Go through the entries below and collect each line with the string "this" in it.

(A run of records)

^^^^^^^^^^^^^^^^

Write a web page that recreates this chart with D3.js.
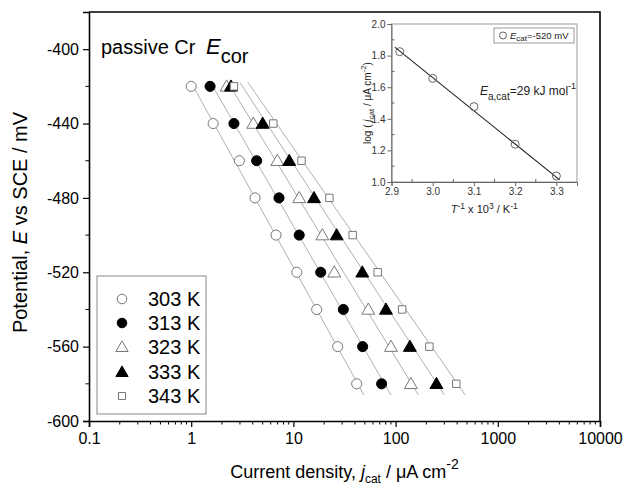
<!DOCTYPE html>
<html><head><meta charset="utf-8">
<script src="https://cdn.jsdelivr.net/npm/d3@7"></script>
<style>
body{margin:0;background:#fff;}
text{font-family:"Liberation Sans",Arial,sans-serif;}
</style></head>
<body><svg id="c" width="623" height="500"></svg>
<script>
// ---- data ----
const potentials = [-420,-440,-460,-480,-500,-520,-540,-560,-580];
const seriesNames = ["303 K","313 K","323 K","333 K","343 K"];
const j303 = [1.0,1.64,2.96,4.21,6.76,10.8,16.9,27.1,41.6];
const j313 = [1.53,2.62,4.37,7.23,11.4,18.5,30.8,47.6,73];
const j323 = [2.22,4.05,6.96,11.4,19.2,25.1,54,90,141];
const j333 = [2.45,5.0,9.1,15.9,26.5,47.2,80.5,138,251];
const j343 = [2.62,6.36,12.0,22.5,38.0,66.8,116,214,392];
const fitPot = [-418,-586];
const fitTopJ = [1.0,1.55,2.3,3.0,3.6];
const fitBottomJ = [49,90,167,300,480];
const xTicks = [0.1,1,10,100,1000,10000];
const yTicks = [-600,-560,-520,-480,-440,-400];
// inset
const invT = [2.92,3.0,3.1,3.2,3.3];
const logJcat = [1.825,1.656,1.477,1.239,1.038];
const insetFitX = [2.908,3.308];
const insetFitY = [1.854,1.013];
const insetXTicks = [2.9,3.0,3.1,3.2,3.3];
const insetYTicks = [1.0,1.2,1.4,1.6,1.8,2.0];

const svg = d3.select("#c");
const L=89,R=600,T=12,B=421;
const x = d3.scaleLog().domain([0.1,10000]).range([L,R]);
const y = d3.scaleLinear().domain([-600,-380]).range([B,T]);

const allSeries = [j303,j313,j323,j333,j343];
const markerType = [
  {shape:d3.symbolCircle, fill:"#fff", stroke:"#777", size:80},
  {shape:d3.symbolCircle, fill:"#000", stroke:"#000", size:80},
  {shape:d3.symbolTriangle, fill:"#fff", stroke:"#777", size:72},
  {shape:d3.symbolTriangle, fill:"#000", stroke:"#000", size:72},
  {shape:d3.symbolSquare, fill:"#fff", stroke:"#777", size:55}
];

// fit lines
const gl = svg.append("g");
seriesNames.forEach((n,i)=>{
  gl.append("line")
    .attr("x1",x(fitTopJ[i])).attr("y1",y(fitPot[0]))
    .attr("x2",x(fitBottomJ[i])).attr("y2",y(fitPot[1]))
    .attr("stroke","#b0b0b0").attr("stroke-width",1);
});
// markers
allSeries.forEach((arr,i)=>{
  const m = markerType[i];
  svg.append("g").selectAll("path").data(arr).join("path")
    .attr("d", d3.symbol().type(m.shape).size(m.size))
    .attr("transform",(d,k)=>`translate(${x(d)},${y(potentials[k]) + (m.shape===d3.symbolTriangle?1:0)})`)
    .attr("fill",m.fill).attr("stroke",m.stroke).attr("stroke-width",1);
});

// axes
const xAxis = d3.axisBottom(x).tickValues(xTicks).tickFormat(d=>String(d)).tickSize(6).tickPadding(6);
const gx = svg.append("g").attr("transform",`translate(0,${B})`).call(xAxis);
const minorX = [];
for(let e=-1;e<4;e++) for(let k=2;k<10;k++) minorX.push(k*Math.pow(10,e));
gx.selectAll(".minor").data(minorX).join("line").attr("class","minor")
  .attr("x1",d=>x(d)).attr("x2",d=>x(d)).attr("y1",0).attr("y2",3.5).attr("stroke","#000");
const yAxis = d3.axisLeft(y).tickValues(yTicks).tickFormat(d=>String(d)).tickSize(6).tickPadding(4);
const gy = svg.append("g").attr("transform",`translate(${L},0)`).call(yAxis);
gy.selectAll(".minor").data(d3.range(-580,-380,40)).join("line").attr("class","minor")
  .attr("x1",0).attr("x2",-3.5).attr("y1",d=>y(d)).attr("y2",d=>y(d)).attr("stroke","#000");
[gx,gy].forEach(g=>{
  g.select(".domain").attr("stroke","#000").attr("stroke-width",1.6);
  g.selectAll(".tick line").attr("stroke","#000").attr("stroke-width",1.2);
  g.selectAll(".tick text").attr("font-size",16).attr("fill","#000").attr("font-family","Liberation Sans, Arial, sans-serif");
});
// frame top/right
svg.append("path").attr("d",`M${L},${T}H${R}V${B}`).attr("fill","none").attr("stroke","#000").attr("stroke-width",1.6);

// axis titles
const yt = svg.append("text").attr("transform",`translate(27,${(T+B)/2+6}) rotate(-90)`)
  .attr("text-anchor","middle").attr("font-size",20);
yt.append("tspan").text("Potential, ");
yt.append("tspan").attr("font-style","italic").text("E");
yt.append("tspan").text(" vs SCE / mV");

const xt = svg.append("text").attr("x",(L+R)/2).attr("y",478).attr("text-anchor","middle").attr("font-size",18);
xt.append("tspan").text("Current density, ");
xt.append("tspan").attr("font-style","italic").text("j");
xt.append("tspan").attr("font-size",12).attr("dy",5).text("cat");
xt.append("tspan").attr("dy",-5).text(" / \u03bcA cm");
xt.append("tspan").attr("font-size",14).attr("dy",-9).text("-2");

// passive Cr label
svg.append("text").attr("x",101).attr("y",54).attr("font-size",20).text("passive Cr");
const pe = svg.append("text").attr("x",206).attr("y",54);
pe.append("tspan").attr("font-style","italic").attr("font-size",22).text("E");
pe.append("tspan").attr("font-size",20).attr("dy",9).text("cor");

// legend
svg.append("rect").attr("x",97).attr("y",276).attr("width",109).attr("height",138)
  .attr("fill","#fff").attr("stroke","#888").attr("stroke-width",1);
const legY = [299,323,347,372,396];
seriesNames.forEach((n,i)=>{
  const m = markerType[i];
  svg.append("path").attr("d",d3.symbol().type(m.shape).size(m.size*0.9))
    .attr("transform",`translate(122,${legY[i]+(m.shape===d3.symbolTriangle?1:0)})`)
    .attr("fill",m.fill).attr("stroke",m.stroke);
  svg.append("text").attr("x",148).attr("y",legY[i]+7).attr("font-size",20).text(n);
});

// ---- inset ----
const iL=391.5,iR=577,iT=24,iB=182;
const ix = d3.scaleLinear().domain([2.9,3.35]).range([iL,iR]);
const iy = d3.scaleLinear().domain([1.0,2.0]).range([iB,iT]);
svg.append("rect").attr("x",iL).attr("y",iT).attr("width",iR-iL).attr("height",iB-iT)
  .attr("fill","none").attr("stroke","#999").attr("stroke-width",1);
const gix = svg.append("g").attr("transform",`translate(0,${iB})`)
  .call(d3.axisBottom(ix).tickValues(insetXTicks).tickFormat(d3.format(".1f")).tickSize(4).tickPadding(2));
const giy = svg.append("g").attr("transform",`translate(${iL},0)`)
  .call(d3.axisLeft(iy).tickValues(insetYTicks).tickFormat(d3.format(".1f")).tickSize(4).tickPadding(2));
[gix,giy].forEach(g=>{
  g.select(".domain").attr("stroke","#666");
  g.selectAll(".tick line").attr("stroke","#666");
  g.selectAll(".tick text").attr("font-size",10).attr("fill","#333").attr("font-family","Liberation Sans, Arial, sans-serif");
});
gix.selectAll(".minor").data(d3.range(2.95,3.35,0.1)).join("line").attr("class","minor")
  .attr("x1",d=>ix(d)).attr("x2",d=>ix(d)).attr("y1",0).attr("y2",-3).attr("stroke","#666");
giy.selectAll(".minor").data(d3.range(1.1,2.0,0.2)).join("line").attr("class","minor")
  .attr("x1",0).attr("x2",3).attr("y1",d=>iy(d)).attr("y2",d=>iy(d)).attr("stroke","#666");

svg.append("line").attr("x1",ix(insetFitX[0])).attr("y1",iy(insetFitY[0]))
  .attr("x2",ix(insetFitX[1])).attr("y2",iy(insetFitY[1])).attr("stroke","#222").attr("stroke-width",1.1);
svg.append("g").selectAll("circle").data(invT).join("circle")
  .attr("cx",d=>ix(d)).attr("cy",(d,k)=>iy(logJcat[k])).attr("r",4)
  .attr("fill","none").attr("stroke","#666");

// inset legend
svg.append("rect").attr("x",494).attr("y",28).attr("width",80).attr("height",15)
  .attr("fill","#fff").attr("stroke","#999");
svg.append("circle").attr("cx",503).attr("cy",35.5).attr("r",3.5).attr("fill","none").attr("stroke","#666");
const il = svg.append("text").attr("x",510).attr("y",39).attr("font-size",9.5).attr("fill","#222");
il.append("tspan").attr("font-style","italic").text("E");
il.append("tspan").attr("font-size",8).attr("dy",2).text("cat");
il.append("tspan").attr("dy",-2).text("=-520 mV");

// annotation
const an = svg.append("text").attr("x",480).attr("y",95).attr("font-size",12).attr("fill","#222");
an.append("tspan").attr("font-style","italic").text("E");
an.append("tspan").attr("font-size",10).attr("dy",5).text("a,cat");
an.append("tspan").attr("dy",-5).text("=29 kJ mol");
an.append("tspan").attr("font-size",9).attr("dy",-6).text("-1");

// inset axis titles
const iyt = svg.append("text").attr("transform",`translate(371,${(iT+iB)/2}) rotate(-90)`)
  .attr("text-anchor","middle").attr("font-size",10).attr("fill","#222");
iyt.append("tspan").text("log ( ");
iyt.append("tspan").attr("font-style","italic").text("j");
iyt.append("tspan").attr("font-size",8).attr("dy",3).text("cat");
iyt.append("tspan").attr("dy",-3).text(" / \u03bcA cm");
iyt.append("tspan").attr("font-size",8).attr("dy",-5).text("-2");
iyt.append("tspan").attr("dy",5).text(")");

const ixt = svg.append("text").attr("x",(iL+iR)/2).attr("y",213).attr("text-anchor","middle").attr("font-size",11).attr("fill","#222");
ixt.append("tspan").attr("font-style","italic").text("T");
ixt.append("tspan").attr("font-size",8.5).attr("dy",-4).text("-1");
ixt.append("tspan").attr("dy",4).text(" x 10");
ixt.append("tspan").attr("font-size",8.5).attr("dy",-4).text("3");
ixt.append("tspan").attr("dy",4).text(" / K");
ixt.append("tspan").attr("font-size",8.5).attr("dy",-4).text("-1");
</script></body></html>
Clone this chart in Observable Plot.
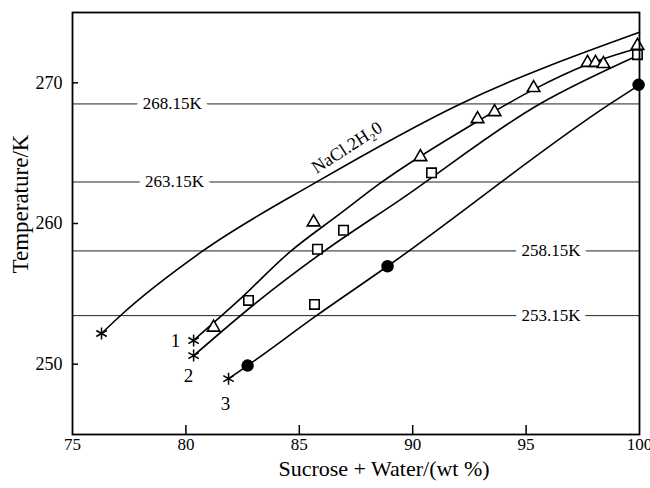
<!DOCTYPE html>
<html>
<head>
<meta charset="utf-8">
<script src="https://cdn.jsdelivr.net/npm/d3@7"></script>
<script src="https://cdn.jsdelivr.net/npm/@observablehq/plot@0.6"></script>
<style>
  html, body { margin: 0; padding: 0; background: white; }
</style>
</head>
<body>
<div id="chart"></div>
<script>
// ---- data ----
const xTicks = [75, 80, 85, 90, 95, 100];
const xInnerTicks = [80, 85, 90, 95];
const yTicks = [250, 260, 270];

const refValues = [268.5, 262.95, 258.05, 253.45];
const refLabels = ["268.15K", "263.15K", "258.15K", "253.15K"];
const refLabelX = [79.4, 79.5, 96.1, 96.1];

const naclX = [76.28, 77.12, 80.73, 85.75, 92.1, 100];
const naclY = [252.18, 253.46, 258.03, 262.94, 268.5, 273.6];
const line1X = [80.34, 82.3, 84.6, 86.8, 88.6, 92.9, 95.3, 97.7, 100];
const line1Y = [251.7, 254.5, 258.0, 260.7, 262.9, 267.3, 269.5, 271.3, 272.5];
const line2X = [80.34, 83.2, 86.07, 89.46, 95.6, 100];
const line2Y = [250.6, 254.5, 258.0, 261.7, 268.5, 272.0];
const line3X = [81.88, 82.72, 85.8, 88.89, 98.7, 100];
const line3Y = [248.97, 249.9, 253.5, 256.96, 268.5, 269.86];

const triX = [81.22, 85.63, 90.34, 92.86, 93.61, 95.33, 97.71, 98.06, 98.41, 99.91];
const triY = [252.61, 260.09, 264.73, 267.43, 267.93, 269.64, 271.43, 271.43, 271.35, 272.64];
const sqX = [82.76, 85.67, 85.8, 86.95, 90.83, 99.91];
const sqY = [254.53, 254.25, 258.17, 259.52, 263.6, 272.0];
const circX = [82.72, 88.89, 99.96];
const circY = [249.9, 256.96, 269.86];
const starX = [76.28, 80.34, 80.34, 81.88];
const starY = [252.18, 251.68, 250.61, 248.97];

const numLabels = ["1", "2", "3"];
const numX = [79.54, 80.12, 81.75];
const numY = [251.68, 249.19, 247.2];

const curveLabel = "NaCl.2H\u20820";
const curveLabelX = [87.1];
const curveLabelY = [265.4];

const xTitle = "Sucrose + Water/(wt %)";
const yTitle = "Temperature/K";

// ---- build tables ----
const zip = (xs, ys, extra = {}) => xs.map((x, i) => ({x, y: ys[i], ...extra}));
const lines = [
  ...zip(naclX, naclY, {s: "nacl"}),
  ...zip(line1X, line1Y, {s: "1"}),
  ...zip(line2X, line2Y, {s: "2"}),
  ...zip(line3X, line3Y, {s: "3"})
];
const refs = refValues.map((v, i) => ({y: v, x: refLabelX[i], label: refLabels[i]}));
const tri = zip(triX, triY);
const sq = zip(sqX, sqY);
const circ = zip(circX, circY);
const stars = zip(starX, starY);
const nums = numLabels.map((t, i) => ({x: numX[i], y: numY[i], t}));
const curveLab = [{x: curveLabelX[0], y: curveLabelY[0], t: curveLabel}];

const FONT = "'Liberation Serif', 'DejaVu Serif', serif";

const chart = Plot.plot({
  width: 650,
  height: 488,
  marginLeft: 72,
  marginRight: 11,
  marginTop: 12,
  marginBottom: 54,
  style: {fontFamily: FONT, fontSize: "17px", color: "black", background: "white"},
  x: {domain: [75, 100], axis: null, label: null},
  y: {domain: [245, 275], axis: null, label: null},
  marks: [
    // reference isotherms
    Plot.ruleY(refs, {y: "y", stroke: "#222", strokeWidth: 1}),
    Plot.text(refs, {x: "x", y: "y", text: "label", fill: "black", stroke: "white", strokeWidth: 14, fontSize: 17}),
    // curves
    Plot.line(lines, {x: "x", y: "y", z: "s", curve: "monotone-x", stroke: "black", strokeWidth: 1.6}),
    // markers
    Plot.dot(stars, {x: "x", y: "y", symbol: "asterisk", r: 5.7, stroke: "black", strokeWidth: 1.5}),
    Plot.dot(tri, {x: "x", y: "y", symbol: "triangle", r: 4.7, stroke: "black", fill: "white", strokeWidth: 1.6}),
    Plot.dot(sq, {x: "x", y: "y", symbol: "square", r: 5.3, stroke: "black", fill: "white", strokeWidth: 1.6}),
    Plot.dot(circ, {x: "x", y: "y", r: 5.5, fill: "black", stroke: "black"}),
    // labels
    Plot.text(nums, {x: "x", y: "y", text: "t", fontSize: 19}),
    Plot.text(curveLab, {x: "x", y: "y", text: "t", rotate: -33, fontSize: 18}),
    // axes
    Plot.axisY({ticks: yTicks, tickSize: 0, tickPadding: 10, fontSize: 18, label: null}),
    Plot.axisY({ticks: yTicks, tickSize: 6, dx: 6, tickFormat: () => "", label: null, strokeWidth: 1.5}),
    Plot.axisX({ticks: xTicks, tickSize: 0, tickPadding: 3, fontSize: 17, label: null}),
    Plot.axisX({ticks: xInnerTicks, tickSize: 9, dy: -9, tickFormat: () => "", label: null, strokeWidth: 1.5}),
    Plot.frame({stroke: "black", strokeWidth: 1.8}),
    // axis titles
    Plot.text([xTitle], {frameAnchor: "bottom", dy: 41, dx: 28, fontSize: 22}),
    Plot.text([yTitle], {frameAnchor: "left", rotate: -90, dx: -52, dy: 50, fontSize: 23})
  ]
});

document.getElementById("chart").appendChild(chart);
</script>
</body>
</html>
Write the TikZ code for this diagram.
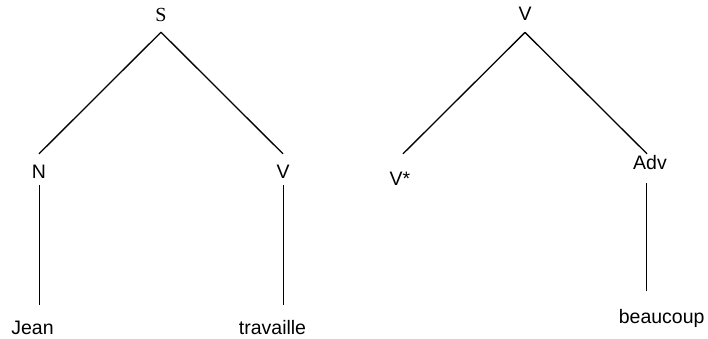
\documentclass[tikz,border=0pt]{standalone}
\usepackage{fontspec}
\setmainfont{Liberation Sans}
\newfontfamily\serifface{Liberation Serif}
\begin{document}
\begin{tikzpicture}[x=1pt,y=-1pt,
  lbl/.style={inner sep=0pt, anchor=base, font=\fontsize{19.5}{22}\selectfont, text height=14pt, text depth=4pt},
  flat/.style={text depth=0pt},
  edge/.style={line width=1.3pt, black}]
\useasboundingbox (0,0) rectangle (708,338);
% left tree
\node[lbl, font=\serifface\fontsize{20}{22}\selectfont] (S) at (161,21.5) {S};
\node[lbl] (N) at (39,178) {N};
\node[lbl] (VL) at (283,178) {V};
\node[lbl, flat] (Jean) at (32.5,334) {Jean};
\node[lbl, flat] (trav) at (272.5,334) {travaille};
\draw[edge] ([xshift=0.25pt,yshift=-3pt]N.south) -- ([xshift=0.25pt,yshift=15pt]N.south |- Jean.north);
\draw[edge] ([xshift=0.25pt,yshift=-3pt]VL.south) -- ([xshift=0.25pt,yshift=15pt]VL.south |- trav.north);
\draw[edge] ([yshift=-6.5pt]S.south) -- ([yshift=10pt]N.north);
\draw[edge] ([yshift=-6.5pt]S.south) -- ([yshift=10pt]VL.north);
% right tree
\node[lbl] (V0) at (525,20.7) {V};
\node[lbl] (Vs) at (400,185) {V*};
\node[lbl] (Adv) at (650,169) {Adv};
\node[lbl] (Bc) at (661.7,323) {beaucoup};
\draw[edge] ([yshift=-7.5pt]V0.south) -- ([xshift=3pt,yshift=17pt]Vs.north);
\draw[edge] ([yshift=-7.5pt]V0.south) -- ([xshift=-3pt,yshift=1pt]Adv.north);
\draw[edge] ([xshift=-3.75pt,yshift=-10pt]Adv.south) -- ([xshift=-3.75pt,yshift=18pt]Adv.south |- Bc.north);
\end{tikzpicture}
\end{document}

^^^^^^^^^^^^^^^^

#### Task output
Write a web page that recreates this chart with D3.js.
Clone this chart in Observable Plot.
Write the TikZ code for this diagram.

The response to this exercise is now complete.